At the suggestion of a good friend, I accepted a one week membership to David Barton Gyms so I can try it out and see how I like it.
I went knowing a few things:
1) My primary location would be in the heart of Chelsea (and for those not in the know, that's the epicenter of the gay world in NYC). It's also not on the commute home or to work (but can be with a bit of difficulty).
2) The place is loaded with muscled out Chelsea-ites who don't consider you worth looking at if your waist size is above 28
3) It's a gym with the feel of a gay pick-up bar
4) I could get a better deal through my company at NYSC for $30 less a month and be able to go to any NYSC in the city
Knowing ALL of this, I was still willing to try DBG before I took the plunge.
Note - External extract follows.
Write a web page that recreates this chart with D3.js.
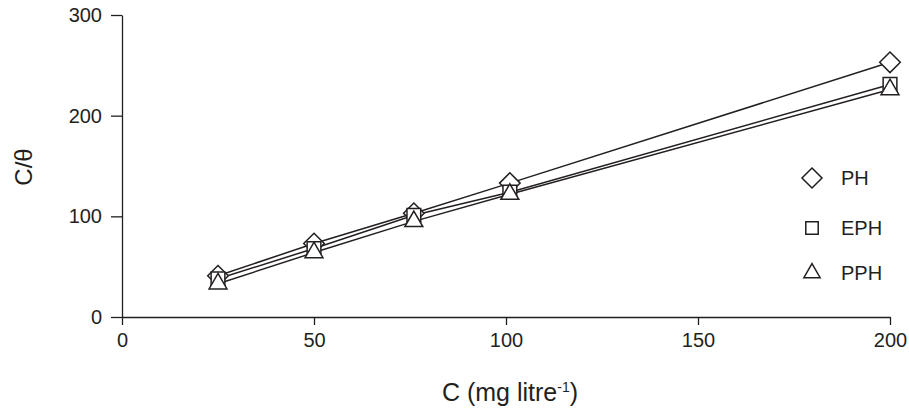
<!DOCTYPE html>
<html>
<head>
<meta charset="utf-8">
<script src="https://cdn.jsdelivr.net/npm/d3@7"></script>
<style>
  body { margin: 0; background: #fff; }
  text { font-family: "Liberation Sans", Arial, sans-serif; fill: #231f20; }
</style>
</head>
<body>
<script>
// chart data
var concentrations = [25, 50, 76, 101, 200];
var seriesNames = ["PH", "EPH", "PPH"];
var phValues = [41, 73, 103, 133, 253];
var ephValues = [38, 68, 101, 124, 231];
var pphValues = [33, 64, 95, 122, 226];
var xTicks = [0, 50, 100, 150, 200];
var yTicks = [0, 100, 200, 300];

var w = 909, h = 409;
var margin = {left: 122, right: 19, top: 15, bottom: 92};
var ink = "#231f20";

var svg = d3.select("body").append("svg")
    .attr("width", w)
    .attr("height", h);

var x = d3.scaleLinear().domain([0, 200]).range([margin.left, w - margin.right]);
var y = d3.scaleLinear().domain([0, 300]).range([h - margin.bottom, margin.top]);

// axes
var xAxis = svg.append("g")
    .attr("transform", "translate(0," + y(0) + ")")
    .call(d3.axisBottom(x).tickValues(xTicks).tickSize(8).tickPadding(8).tickSizeOuter(0));
var yAxis = svg.append("g")
    .attr("transform", "translate(" + x(0) + ",0)")
    .call(d3.axisLeft(y).tickValues(yTicks).tickSize(11).tickPadding(9).tickSizeOuter(0));
[xAxis, yAxis].forEach(function (g) {
    g.selectAll("path, line").attr("stroke", ink).attr("stroke-width", 1.3);
    g.selectAll("text").attr("font-size", "20px").style("fill", ink);
});

// axis titles
svg.append("text")
    .attr("transform", "translate(32," + (y(150) + 1) + ") rotate(-90)")
    .attr("text-anchor", "middle")
    .attr("font-size", "24px")
    .text("C/θ");

var xt = svg.append("text")
    .attr("x", 510)
    .attr("y", 401)
    .attr("text-anchor", "middle")
    .attr("font-size", "25px");
xt.append("tspan").text("C (mg litre");
xt.append("tspan").attr("font-size", "14px").attr("dy", -9).text("-1");
xt.append("tspan").attr("dy", 9).text(")");

// series
var series = [
    {name: seriesNames[0], values: phValues, symbol: d3.symbolDiamond2, size: 270},
    {name: seriesNames[1], values: ephValues, symbol: d3.symbolSquare2, size: 240},
    {name: seriesNames[2], values: pphValues, symbol: d3.symbolTriangle2, size: 230}
];

var line = d3.line()
    .x(function (d) { return x(d[0]); })
    .y(function (d) { return y(d[1]); });

series.forEach(function (s) {
    var pts = concentrations.map(function (c, i) { return [c, s.values[i]]; });
    svg.append("path")
        .datum(pts)
        .attr("d", line)
        .attr("fill", "none")
        .attr("stroke", ink)
        .attr("stroke-width", 1.5);
});

series.forEach(function (s) {
    var pts = concentrations.map(function (c, i) { return [c, s.values[i]]; });
    svg.append("g").selectAll("path")
        .data(pts)
        .enter().append("path")
        .attr("transform", function (d) { return "translate(" + x(d[0]) + "," + y(d[1]) + ")"; })
        .attr("d", d3.symbol().type(s.symbol).size(s.size))
        .attr("fill", "#fff")
        .attr("stroke", ink)
        .attr("stroke-width", 1.5);
});

// legend
var legendY = [178, 228, 273];
var legendSize = [255, 196, 190];
var legend = svg.append("g").attr("transform", "translate(812,0)");
series.forEach(function (s, i) {
    legend.append("path")
        .attr("transform", "translate(0," + legendY[i] + ")")
        .attr("d", d3.symbol().type(s.symbol).size(legendSize[i]))
        .attr("fill", "#fff")
        .attr("stroke", ink)
        .attr("stroke-width", 1.5);
    legend.append("text")
        .attr("x", 29)
        .attr("y", legendY[i] + 7)
        .attr("font-size", "20px")
        .text(s.name);
});
</script>
</body>
</html>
Yesterday was okay. I did my cardio and felt pretty good afterwards. I was too focused on my hour of cardio (and was pretty much facing a wall), showered and went home. Tonight, I got hurricane force attitude winds from the second I walked into the door. With looks ranging from "Why are you even bothering to come?" to "No, you will never look like me" to "Go home. You don't belong here" I felt about as comfortable as Pat Robertson being a judge for Miss Drag Queen USA.
I used to work out at a very small, even intimate gym. Never packed. Rarely crowded. And it worked for me. No I didn't wind up with abs of steel or a huge muscle body but I was okay with that. I looked good and I felt good. Today I felt like that would never happen at DBG. A little discouraging.
My friend kept trying to sell me on the hot eye candy and how I could meet someone there, etc. but he didn't get the fact is that gym time, for me, is "me" time. I don't have to answer a phone or email. I can shut out the world and do my own thing. I'm not there to cruise or meet men or have sex in the steam room (another thing that DBG is notorious for). I'm there to work out, relieve stress, and be healthy.
"It's all in your mind," my friend said after I regaled him of my tale.
No. It wasn't in my mind. I just don't feel comfortable there. It could be right next door to my apartment and free and I doubt I would have a different opinion. Having been through enough rejection and recipient of more than a few of those judgmental looks that make me hate most gay bars as well, I knew what was going on. David Barton Gym wasn't going to be the place where I would want to go after work to get fit.
Yeah, so maybe I have a thin skin and can't take the constant barrage of quizzical looks and glances designed to make me feel like less of a person because I don't fit their mold. However, it doesn't mean that I have to force myself to go to a gym that's going to make me feel like crap at the end of the day. $105 a month is a lot to pay each month just to be told you don't belong and probably never will.